Fearing that Lockheed Corp.’s controversial plan to clean up contaminated soil with a “vapor extraction system” would endanger their health, a group of Burbank residents asked federal authorities to step in and force the aerospace firm to consider other alternatives.

The Burbank Council PTA, an umbrella group representing the parent-teacher groups at all Burbank public schools, launched a petition drive asking for closer supervision of the cleanup at the site of Lockheed’s former B-1 bomber assembly plant, located near Burbank Airport on Victory Place.

Sandy Walker, a PTA officer in charge of the petition drive, said the group wants the Environmental Protection Agency to study the health risks posed not only by the plan that Lockheed has proposed, but by the combined effects of its emissions and existing auto and industrial pollution. The petitioners also want the EPA to require Lockheed to investigate building an enclosed system that releases little or no toxins into the air.

Advertisement

“We are very aware that the soil needs to be cleaned. Our water wells are closed in Burbank because they’re so polluted,” Walker said. “We just think there is a better way of doing it than what’s been proposed.”

Walker said Burbank already has its share of air pollution generated by traffic and industry. Therefore, the EPA’s study of the health risks posed by the project “doesn’t give a clear picture of how dangerous it is.”

Lockheed is under EPA orders to remove contaminants left behind after 63 years of building military aircraft at the site. Among the potentially cancer-causing chemicals found in the soil are carbon tetrachloride and methylene chloride.

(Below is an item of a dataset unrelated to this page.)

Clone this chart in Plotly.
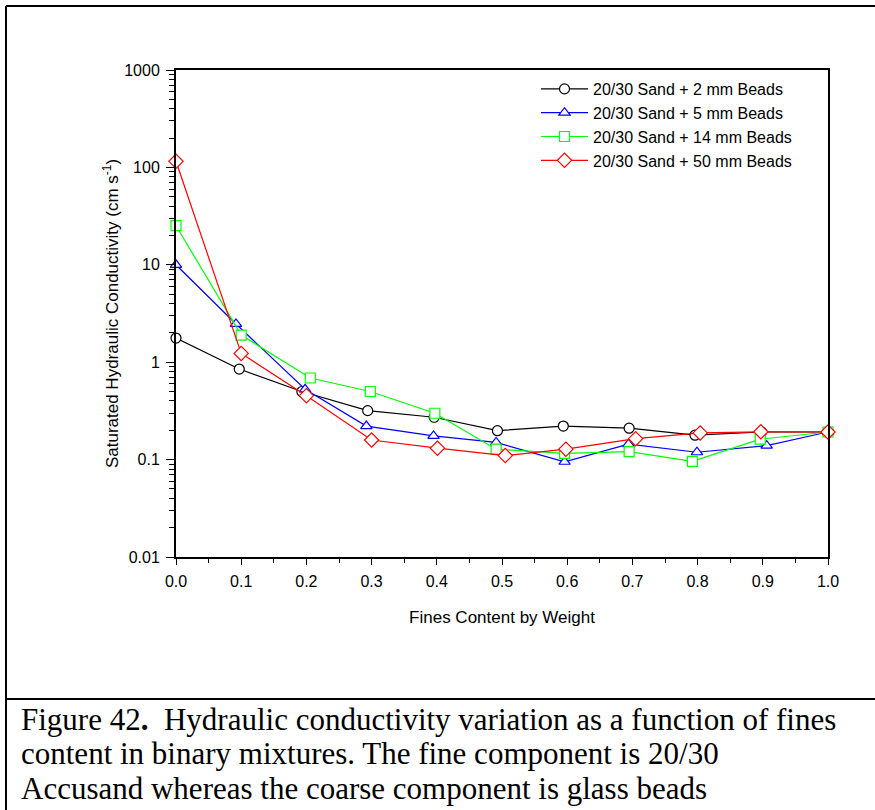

Company officials say the vapor-extraction system of wells, pipes and charcoal filters is typically used by gas stations and dry cleaners, and is the most effective way to clean up the 90-acre site. But the plan has drawn a storm of protest from about 350 residents.

David Seter, an EPA official in charge of the Lockheed property cleanup, could not be reached for comment.

Walker said the PTA petitions, which will be circulated for the next few weeks, are meant to show the EPA the level of residents’ concern.

Advertisement

“Hopefully this will get the attention of the federal authorities. We’d like them to take a more active role,” she said.